## Exercise prompt
Transcribe the listing that follows in full, omitting pictures.

## Given data
☆ ☆ ☆ ☆ ☆
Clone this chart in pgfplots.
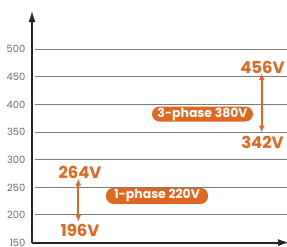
\documentclass[border=0pt]{standalone}
\usepackage{pgfplots}
\pgfplotsset{compat=1.18}
\usetikzlibrary{arrows.meta}
\usepackage{fontspec}
\setmainfont{Poppins}
\definecolor{org}{RGB}{225,103,33}
\definecolor{axc}{RGB}{40,36,36}
\definecolor{grc}{RGB}{125,125,125}
\definecolor{tkc}{RGB}{110,110,110}
\begin{document}
\begin{tikzpicture}
\begin{axis}[
 scale only axis, width=258bp, height=232.5bp,
 xmin=0,xmax=258,ymin=150,ymax=571,
 axis x line=bottom, axis y line=left,
 x axis line style={axc, line width=2bp, -{Latex[length=12bp,width=7bp]}},
 y axis line style={axc, line width=2bp, -{Latex[length=12bp,width=7bp]}},
 xtick=\empty,
 ytick={150,200,...,500},
 yticklabel style={font=\fontsize{10}{10}\selectfont, text=tkc, xshift=-3bp},
 major tick length=0pt,
 /pgf/number format/assume math mode=true,
 clip=false,
]
\pgfplotsinvokeforeach{200,250,...,500}{
  \addplot[grc, line width=1bp] coordinates {(3,#1) (258,#1)};
}
\addplot[org, line width=2bp, {Latex[length=7bp,width=6bp]}-{Latex[length=7bp,width=6bp]}] coordinates {(46.3,188) (46.3,266)};
\addplot[org, line width=2bp, {Latex[length=7bp,width=6bp]}-{Latex[length=7bp,width=6bp]}] coordinates {(229.7,349) (229.7,457)};
\node[text=org, font=\bfseries\fontsize{16.5}{16}\selectfont] at (axis cs:48,277.7) {264V};
\node[text=org, font=\bfseries\fontsize{16.5}{16}\selectfont] at (axis cs:48,171.7) {196V};
\node[text=org, font=\bfseries\fontsize{16.5}{16}\selectfont] at (axis cs:230.5,468) {456V};
\node[text=org, font=\bfseries\fontsize{16.5}{16}\selectfont] at (axis cs:230.5,331) {342V};
\node[fill=org, text=white, rounded corners=7.5bp, minimum width=102bp, minimum height=16bp, inner sep=0pt, font=\bfseries\fontsize{12.5}{12}\selectfont] at (axis cs:125,234.6) {1-phase 220V};
\node[fill=org, text=white, rounded corners=7.5bp, minimum width=101bp, minimum height=15bp, inner sep=0pt, font=\bfseries\fontsize{12.5}{12}\selectfont] at (axis cs:170.5,382.8) {3-phase 380V};
\coordinate (bl) at (axis cs:-32,143.7);
\coordinate (tr) at (axis cs:255,589.3);
\end{axis}
\pgfresetboundingbox
\useasboundingbox (bl) rectangle (tr);
\end{tikzpicture}
\end{document}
☆ ☆ ☆ ☆ ☆
## Reply to the exercise
Clone this chart in pgfplots.
\documentclass[border=0pt]{standalone}
\usepackage{pgfplots}
\pgfplotsset{compat=1.18}
\usetikzlibrary{arrows.meta}
\usepackage{fontspec}
\setmainfont{Poppins}
\definecolor{org}{RGB}{225,103,33}
\definecolor{axc}{RGB}{40,36,36}
\definecolor{grc}{RGB}{125,125,125}
\definecolor{tkc}{RGB}{110,110,110}
\begin{document}
\begin{tikzpicture}
\begin{axis}[
 scale only axis, width=258bp, height=232.5bp,
 xmin=0,xmax=258,ymin=150,ymax=571,
 axis x line=bottom, axis y line=left,
 x axis line style={axc, line width=2bp, -{Latex[length=12bp,width=7bp]}},
 y axis line style={axc, line width=2bp, -{Latex[length=12bp,width=7bp]}},
 xtick=\empty,
 ytick={150,200,...,500},
 yticklabel style={font=\fontsize{10}{10}\selectfont, text=tkc, xshift=-3bp},
 major tick length=0pt,
 /pgf/number format/assume math mode=true,
 clip=false,
]
\pgfplotsinvokeforeach{200,250,...,500}{
  \addplot[grc, line width=1bp] coordinates {(3,#1) (258,#1)};
}
\addplot[org, line width=2bp, {Latex[length=7bp,width=6bp]}-{Latex[length=7bp,width=6bp]}] coordinates {(46.3,188) (46.3,266)};
\addplot[org, line width=2bp, {Latex[length=7bp,width=6bp]}-{Latex[length=7bp,width=6bp]}] coordinates {(229.7,349) (229.7,457)};
\node[text=org, font=\bfseries\fontsize{16.5}{16}\selectfont] at (axis cs:48,277.7) {264V};
\node[text=org, font=\bfseries\fontsize{16.5}{16}\selectfont] at (axis cs:48,171.7) {196V};
\node[text=org, font=\bfseries\fontsize{16.5}{16}\selectfont] at (axis cs:230.5,468) {456V};
\node[text=org, font=\bfseries\fontsize{16.5}{16}\selectfont] at (axis cs:230.5,331) {342V};
\node[fill=org, text=white, rounded corners=7.5bp, minimum width=102bp, minimum height=16bp, inner sep=0pt, font=\bfseries\fontsize{12.5}{12}\selectfont] at (axis cs:125,234.6) {1-phase 220V};
\node[fill=org, text=white, rounded corners=7.5bp, minimum width=101bp, minimum height=15bp, inner sep=0pt, font=\bfseries\fontsize{12.5}{12}\selectfont] at (axis cs:170.5,382.8) {3-phase 380V};
\coordinate (bl) at (axis cs:-32,143.7);
\coordinate (tr) at (axis cs:255,589.3);
\end{axis}
\pgfresetboundingbox
\useasboundingbox (bl) rectangle (tr);
\end{tikzpicture}
\end{document}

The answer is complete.